By: Brandon Willis
As the Administrator of the Risk Management Agency (RMA), I have the opportunity to talk to farmers and ranchers all across the nation about the federal crop insurance program. I am struck by how frequently they share with me the same message – that without crop insurance they would no longer be farming.
The program keeps family farms in the family, even after a bad year, and provides a safety net that allows beginning farmers to pursue their dream of farming. In addition, federal crop insurance provides access to credit and oftentimes lower loan interest rates, which makes obtaining the capital needed to farm more obtainable – especially for those who are just starting out.
Federal crop insurance has become an essential part of the farm safety net due to its ability to provide dependable protection and grow with the needs of farmers and ranchers. Congress recognized its importance by strengthening the program through the 2014 Farm Bill. New tools like the Supplemental Coverage Option and the Actual Production History Yield Exclusion were implemented as a result of the 2014 Farm Bill, providing new options for major row crops, as well as fruit and nut producers.

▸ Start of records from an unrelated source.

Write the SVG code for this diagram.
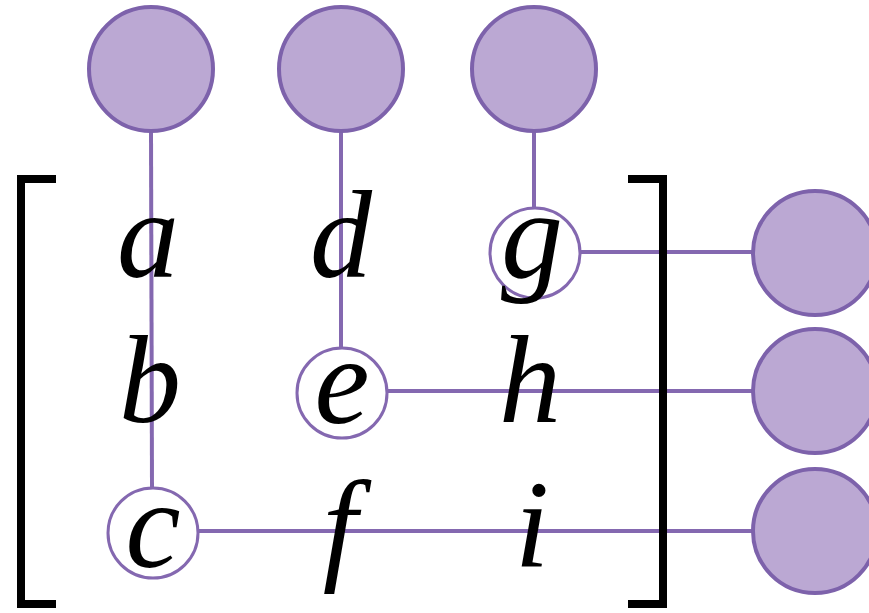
<svg xmlns="http://www.w3.org/2000/svg" width="869" height="613" viewBox="0 0 869 613">
<style>
.big{fill:#bba8d3;stroke:#7d62ab;stroke-width:4}
.small{fill:#ffffff;stroke:#8468b0;stroke-width:3}
.wire{stroke:#8468b0;stroke-width:4;fill:none}
.brk{stroke:#000;stroke-width:8;fill:none}
.lbl{font-family:"Liberation Serif","Times New Roman",serif;font-style:italic;font-size:124px;fill:#000;text-anchor:middle}
</style>
<rect width="869" height="613" fill="#fff"/>
<g id="connectors">
<line class="wire" x1="151" y1="131" x2="152" y2="488"/>
<line class="wire" x1="341" y1="131" x2="341" y2="348"/>
<line class="wire" x1="534" y1="131" x2="534" y2="208"/>
<line class="wire" x1="580" y1="252" x2="754" y2="252"/>
<line class="wire" x1="387" y1="391" x2="754" y2="391"/>
<line class="wire" x1="198" y1="531" x2="754" y2="531"/>
</g>
<g id="top1"><circle class="big" cx="151" cy="69" r="62"/></g>
<g id="top2"><circle class="big" cx="341" cy="69" r="62"/></g>
<g id="top3"><circle class="big" cx="534" cy="69" r="62"/></g>
<g id="right1"><circle class="big" cx="815" cy="253" r="62"/></g>
<g id="right2"><circle class="big" cx="815" cy="391" r="62"/></g>
<g id="right3"><circle class="big" cx="815" cy="531" r="62"/></g>
<g id="bracket-left"><polyline class="brk" points="56,179 21,179 21,604 56,604"/></g>
<g id="bracket-right"><polyline class="brk" points="628,179 663,179 663,604 628,604"/></g>
<g id="node-g"><circle class="small" cx="535" cy="253" r="45"/><text class="lbl" x="532" y="277">g</text></g>
<g id="node-e"><circle class="small" cx="342" cy="393" r="45"/><text class="lbl" x="342" y="423">e</text></g>
<g id="node-c"><circle class="small" cx="153" cy="533" r="45"/><text class="lbl" x="153" y="567">c</text></g>
<g id="node-a"><text class="lbl" x="148" y="277">a</text></g>
<g id="node-d"><text class="lbl" x="341" y="277">d</text></g>
<g id="node-b"><text class="lbl" x="150" y="422">b</text></g>
<g id="node-h"><text class="lbl" x="530" y="422">h</text></g>
<g id="node-f"><text class="lbl" x="340" y="567">f</text></g>
<g id="node-i"><text class="lbl" x="532" y="567">i</text></g>
</svg>
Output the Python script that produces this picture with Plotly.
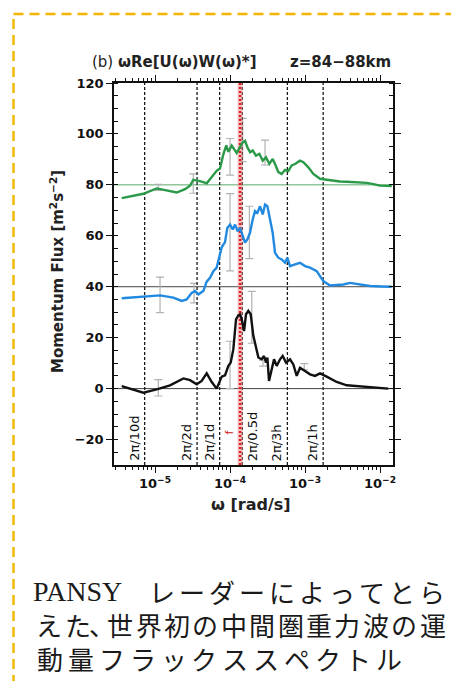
import numpy as np
import plotly.graph_objects as go

# ---------------- data ----------------
# log10 of angular frequency omega [rad/s] and momentum flux as plotted [m^2 s^-2]
black_logw = [-5.444, -5.156, -4.978, -4.800, -4.622, -4.533, -4.444, -4.378, -4.311, -4.244,
              -4.178, -4.111, -4.067, -4.022, -3.991, -3.956, -3.920, -3.889, -3.867, -3.844,
              -3.813, -3.787, -3.756, -3.724, -3.689, -3.653, -3.622, -3.578, -3.547, -3.520,
              -3.502, -3.480, -3.444, -3.413, -3.378, -3.333, -3.298, -3.253, -3.200, -3.156,
              -3.111, -3.067, -3.000, -2.933, -2.867, -2.800, -2.711, -2.578, -2.444, -2.267,
              -2.089, -1.889]
black_flux = [1.0, -1.6, -0.3, 1.3, 4.0, 3.3, 1.7, 3.0, 6.0, 2.6,
              0.0, 4.7, 5.2, 8.9, 10.2, 15.4, 27.2, 28.8, 29.2, 27.2,
              22.6, 29.2, 30.5, 29.2, 20.7, 15.4, 12.2, 11.5, 12.8, 10.2,
              12.2, 3.0, 7.6, 11.5, 8.9, 11.5, 12.8, 10.2, 11.5, 9.5,
              5.0, 8.2, 6.9, 5.6, 5.0, 6.0, 4.7, 2.6, 1.3, 0.8,
              0.3, 0.0]

blue_logw = [-5.444, -5.156, -4.933, -4.756, -4.644, -4.578, -4.511, -4.467, -4.422, -4.356,
             -4.311, -4.267, -4.222, -4.178, -4.133, -4.111, -4.067, -4.036, -4.000, -3.964,
             -3.933, -3.898, -3.867, -3.831, -3.800, -3.769, -3.733, -3.698, -3.667, -3.636,
             -3.600, -3.564, -3.533, -3.502, -3.467, -3.431, -3.400, -3.356, -3.311, -3.267,
             -3.236, -3.200, -3.133, -3.067, -3.000, -2.933, -2.844, -2.756, -2.667, -2.578,
             -2.489, -2.400, -2.311, -2.133, -1.980, -1.844]
blue_flux = [35.5, 36.0, 36.6, 35.7, 34.4, 35.0, 37.6, 38.3, 37.0, 38.3,
             42.0, 43.5, 46.1, 47.5, 53.0, 55.5, 57.5, 63.1, 64.4, 62.5,
             64.4, 61.8, 63.1, 59.9, 57.3, 58.6, 61.2, 66.4, 69.7, 69.0,
             71.6, 68.4, 72.3, 71.6, 66.4, 61.2, 53.3, 51.4, 50.7, 49.4,
             51.4, 48.1, 48.8, 49.4, 48.1, 47.5, 46.1, 42.2, 40.5, 40.7,
             40.9, 41.5, 41.2, 40.3, 40.1, 40.0]

green_logw = [-5.444, -5.156, -4.978, -4.822, -4.711, -4.600, -4.533, -4.489, -4.444, -4.378,
              -4.311, -4.244, -4.178, -4.133, -4.089, -4.050, -4.022, -3.978, -3.947, -3.911,
              -3.867, -3.831, -3.800, -3.769, -3.733, -3.698, -3.653, -3.609, -3.564, -3.520,
              -3.476, -3.431, -3.400, -3.356, -3.311, -3.267, -3.222, -3.178, -3.133, -3.067,
              -3.022, -2.956, -2.889, -2.800, -2.711, -2.622, -2.533, -2.444, -2.356, -2.267,
              -2.178, -2.089, -2.000, -1.844]
green_flux = [74.8, 76.5, 78.6, 77.6, 77.0, 78.3, 79.7, 82.0, 81.8, 81.3,
              80.6, 83.0, 85.5, 86.5, 92.0, 95.5, 93.0, 95.4, 94.1, 92.5,
              94.8, 96.7, 97.3, 94.8, 92.8, 93.5, 91.5, 92.2, 89.5, 90.8,
              88.2, 90.2, 88.2, 85.0, 84.3, 85.9, 85.4, 87.6, 88.2, 89.5,
              88.9, 86.9, 84.3, 82.4, 82.0, 81.6, 81.3, 81.2, 81.0, 80.9,
              80.8, 80.3, 79.7, 79.5]

# error bars: position (log10 omega), centre, half length
black_err_logw = [-4.956, -4.000, -3.710, -3.560, -3.010]
black_err_mid = [0.3, 9.3, 28.0, 10.0, 8.6]
black_err_half = [3.2, 9.3, 10.2, 1.2, 1.2]

blue_err_logw = [-4.933, -4.480, -4.000, -3.742]
blue_err_mid = [36.8, 37.5, 61.4, 61.3]
blue_err_half = [7.0, 3.8, 15.2, 10.3]

green_err_logw = [-4.956, -4.490, -4.000, -3.831, -3.533]
green_err_mid = [79.0, 80.5, 91.0, 97.6, 92.7]
green_err_half = [1.2, 3.8, 7.2, 8.5, 4.9]

baselines = [0, 40, 80]

# reference periods (s) and their labels
period_labels = ["2π/10d", "2π/2d", "2π/1d", "2π/0.5d", "2π/3h", "2π/1h"]
periods_s = [10 * 86400, 2 * 86400, 86400, 43200, 3 * 3600, 3600]
earth_rot = 7.2921e-5
latitude = 69.0  # Syowa station
f_inertial = 2 * earth_rot * np.sin(np.deg2rad(latitude))

x_ticks = [1e-5, 1e-4, 1e-3, 1e-2]
x_tick_text = ["10<sup>−5</sup>", "10<sup>−4</sup>", "10<sup>−3</sup>", "10<sup>−2</sup>"]

caption_latin = "PANSY"
caption_lines = ["レーダーによってとら", "えた、世界初の中間圏重力波の運", "動量フラックススペクトル"]

# ---------------- layout geometry ----------------
W, H = 451, 681
L, R, T, B = 114, 58, 83, 216
PW, PH = W - L - R, H - T - B


def px_x(px):
    return (px - L) / PW


def px_y(py):
    return (H - B - py) / PH


CHART_FONT = "DejaVu Sans"
GREEN = "#2b9a48"
BLUE = "#2189e0"

fig = go.Figure()


def add_err(logw, mid, half):
    fig.add_trace(go.Scatter(
        x=[10 ** v for v in logw], y=mid, mode="markers",
        marker=dict(size=1, color="rgba(0,0,0,0)"),
        error_y=dict(type="data", array=half, color="#b2b2b2", thickness=1.2, width=4),
        showlegend=False, hoverinfo="skip"))


add_err(green_err_logw, green_err_mid, green_err_half)
add_err(blue_err_logw, blue_err_mid, blue_err_half)
add_err(black_err_logw, black_err_mid, black_err_half)

# vertical reference lines
for p in periods_s:
    w = 2 * np.pi / p
    fig.add_trace(go.Scatter(x=[w, w], y=[-30, 120], mode="lines",
                             line=dict(color="#1a1a1a", width=1.3, dash="3px,2px"),
                             showlegend=False, hoverinfo="skip"))

# inertial frequency line
fig.add_trace(go.Scatter(x=[f_inertial, f_inertial], y=[-30, 120], mode="lines",
                         line=dict(color="rgba(240,140,140,0.55)", width=5),
                         showlegend=False, hoverinfo="skip"))
fig.add_trace(go.Scatter(x=[f_inertial, f_inertial], y=[-30, 120], mode="lines",
                         line=dict(color="#d42020", width=2.5, dash="2px,2px"),
                         showlegend=False, hoverinfo="skip"))

# spectra
for logw, flux, col in [(green_logw, green_flux, GREEN),
                        (blue_logw, blue_flux, BLUE),
                        (black_logw, black_flux, "#111111")]:
    fig.add_trace(go.Scatter(x=[10 ** v for v in logw], y=flux, mode="lines",
                             line=dict(color=col, width=2.4),
                             showlegend=False, hoverinfo="skip"))

# baselines
for yb, col in zip(baselines, ["#444444", "#444444", "#5aa86a"]):
    fig.add_shape(type="line", xref="paper", yref="y", x0=0, x1=1, y0=yb, y1=yb,
                  line=dict(color=col, width=1), layer="below")

# period labels
for lab, p in zip(period_labels, periods_s):
    w = 2 * np.pi / p
    right_side = lab == "2π/0.5d"
    fig.add_annotation(x=np.log10(w), y=-30, xref="x", yref="y", text=lab,
                       textangle=-90, showarrow=False,
                       xanchor="left" if right_side else "right", yanchor="bottom",
                       xshift=1 if right_side else -1, yshift=2,
                       font=dict(family=CHART_FONT, size=13, color="#111"))
fig.add_annotation(x=np.log10(f_inertial), y=-17, xref="x", yref="y", text="f",
                   textangle=-90, showarrow=False, xanchor="right", yanchor="middle",
                   xshift=-2, font=dict(family=CHART_FONT, size=11, color="#d42020"))

# titles
fig.add_annotation(xref="paper", yref="paper", x=px_x(90), y=px_y(62), xanchor="left",
                   yanchor="middle", showarrow=False, text="(b) <b>ωRe[U(ω)W(ω)*]</b>",
                   font=dict(family=CHART_FONT, size=15, color="#222"))
fig.add_annotation(xref="paper", yref="paper", x=px_x(393), y=px_y(62), xanchor="right",
                   yanchor="middle", showarrow=False, text="<b>z=84−88km</b>",
                   font=dict(family=CHART_FONT, size=15, color="#222"))
fig.add_annotation(xref="paper", yref="paper", x=px_x(57), y=px_y(271), textangle=-90,
                   xanchor="center", yanchor="middle", showarrow=False,
                   text="<b>Momentum Flux [m<sup>2</sup>s<sup>−2</sup>]</b>",
                   font=dict(family=CHART_FONT, size=15, color="#222"))
fig.add_annotation(xref="paper", yref="paper", x=px_x(251), y=px_y(505),
                   xanchor="center", yanchor="middle", showarrow=False,
                   text="<b>ω [rad/s]</b>",
                   font=dict(family=CHART_FONT, size=16, color="#222"))

# caption (Japanese)
JP_SIZE = 26
JP_FONT = "Noto Sans CJK JP"


def place_chars(chars, x_left, pitch, y_center):
    x = x_left
    for ch in chars:
        if ch == "、":
            fig.add_annotation(xref="paper", yref="paper", x=px_x(x - 3), y=px_y(y_center),
                               xanchor="left", yanchor="middle", showarrow=False, text=ch,
                               borderpad=0, borderwidth=0,
                               font=dict(family=JP_FONT, size=JP_SIZE, color="#1a1a1a"))
            x += pitch * 0.5
        else:
            fig.add_annotation(xref="paper", yref="paper", x=px_x(x + pitch / 2),
                               y=px_y(y_center), xanchor="center", yanchor="middle",
                               showarrow=False, text=ch, borderpad=0, borderwidth=0,
                               font=dict(family=JP_FONT, size=JP_SIZE, color="#1a1a1a"))
            x += pitch


fig.add_annotation(xref="paper", yref="paper", x=px_x(33), y=px_y(591), xanchor="left",
                   yanchor="middle", showarrow=False, text=caption_latin,
                   borderpad=0, borderwidth=0,
                   font=dict(family="Liberation Serif", size=28, color="#1a1a1a"))
place_chars(caption_lines[0], 147, 30.0, 591)
place_chars(caption_lines[1], 35, 28.4, 624)
place_chars(caption_lines[2], 35, 30.8, 658)

# dashed frame
fig.add_shape(type="rect", xref="paper", yref="paper",
              x0=px_x(13.5), x1=px_x(475), y0=px_y(14), y1=px_y(720),
              line=dict(color="#f5b400", width=2.5, dash="10px,6px"), layer="above")

minor_x = [k * 10.0 ** e for e in range(-6, -1) for k in range(2, 10)]

fig.update_layout(
    width=W, height=H, margin=dict(l=L, r=R, t=T, b=B, autoexpand=False),
    paper_bgcolor="white", plot_bgcolor="white", showlegend=False,
    xaxis=dict(type="log", range=[-5.547, -1.827], tickmode="array", tickvals=x_ticks,
               ticktext=x_tick_text, ticks="outside", ticklen=6, tickwidth=1.2,
               tickcolor="#111", showline=True, linecolor="#111", linewidth=1.5,
               mirror="ticks", showgrid=False, zeroline=False,
               minor=dict(tickmode="array", tickvals=minor_x, ticks="outside",
                          ticklen=3, tickwidth=1, tickcolor="#111", showgrid=False),
               tickfont=dict(family=CHART_FONT, size=13, color="#111", weight="bold")),
    yaxis=dict(range=[-30, 120], tick0=0, dtick=20, ticks="outside", ticklen=6,
               tickwidth=1.2, tickcolor="#111", showline=True, linecolor="#111",
               linewidth=1.5, mirror="ticks", showgrid=False, zeroline=False,
               minor=dict(dtick=5, ticks="inside", ticklen=4, tickwidth=1,
                          tickcolor="#111", showgrid=False),
               tickfont=dict(family=CHART_FONT, size=13, color="#111", weight="bold")),
)

fig.write_html(
    "out.html",
    config={"displayModeBar": False},
    post_script="document.body.style.margin='0px';document.body.style.overflow='hidden';",
)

The number of acres covered by crop insurance has increased from 264.7 million in 2009 to 297.0 million in 2015. The variety of crops covered increased as well, going from 438 in 2009 to 543 in 2015. RMA estimates that 85 percent of planted acreage for major crops is now covered by crop insurance. Even with coverage for most crops greater than ever before, RMA has continued to listen to farmers and ranchers and expand options that meet the needs of diverse farm operations nationwide.
By working with stakeholders, RMA developed WholeFarm Revenue Protection as a way for smaller diversified producers to insure all of the crops and livestock on their farm under one policy. This policy was first offered in 2015, and by 2016 it was available in every county of every state in the country. Its nationwide coverage is a first for federal crop insurance.
In addition to expanding programs, RMA recently announced changes that will offer American farmers greater flexibility with crop decisions. Some of these modifications relate to the practice of double cropping. Other options provide flexibility for organic producers and those transitioning to organic – a traditionally difficult time for producers to find coverage that matches the costs and price expectations of their commodities.
In order to provide the crop insurance options that work for all producers, the Agency must ensure that its programs are well run. We took steps to cut the Agency’s improper payment rate by more than 50 percent, down from 5.58 percent in 2014 to 2.2 percent in 2015. That figure is half the government average of 4.39 percent. And, by taking further steps, there will continue to be stronger oversight of program dollars.
As farming and farm products change to meet market needs, crop insurance will continue to adapt and expand to meet the needs of our producers. Whether it’s through improvements to existing programs or the introduction of new products, RMA will do its part to find additional ways to strengthen the farm safety net for our rural communities.
Brandon Willis serves as the Administrator for the U.S. Department of Agriculture’s (USDA) Risk Management Agency (RMA).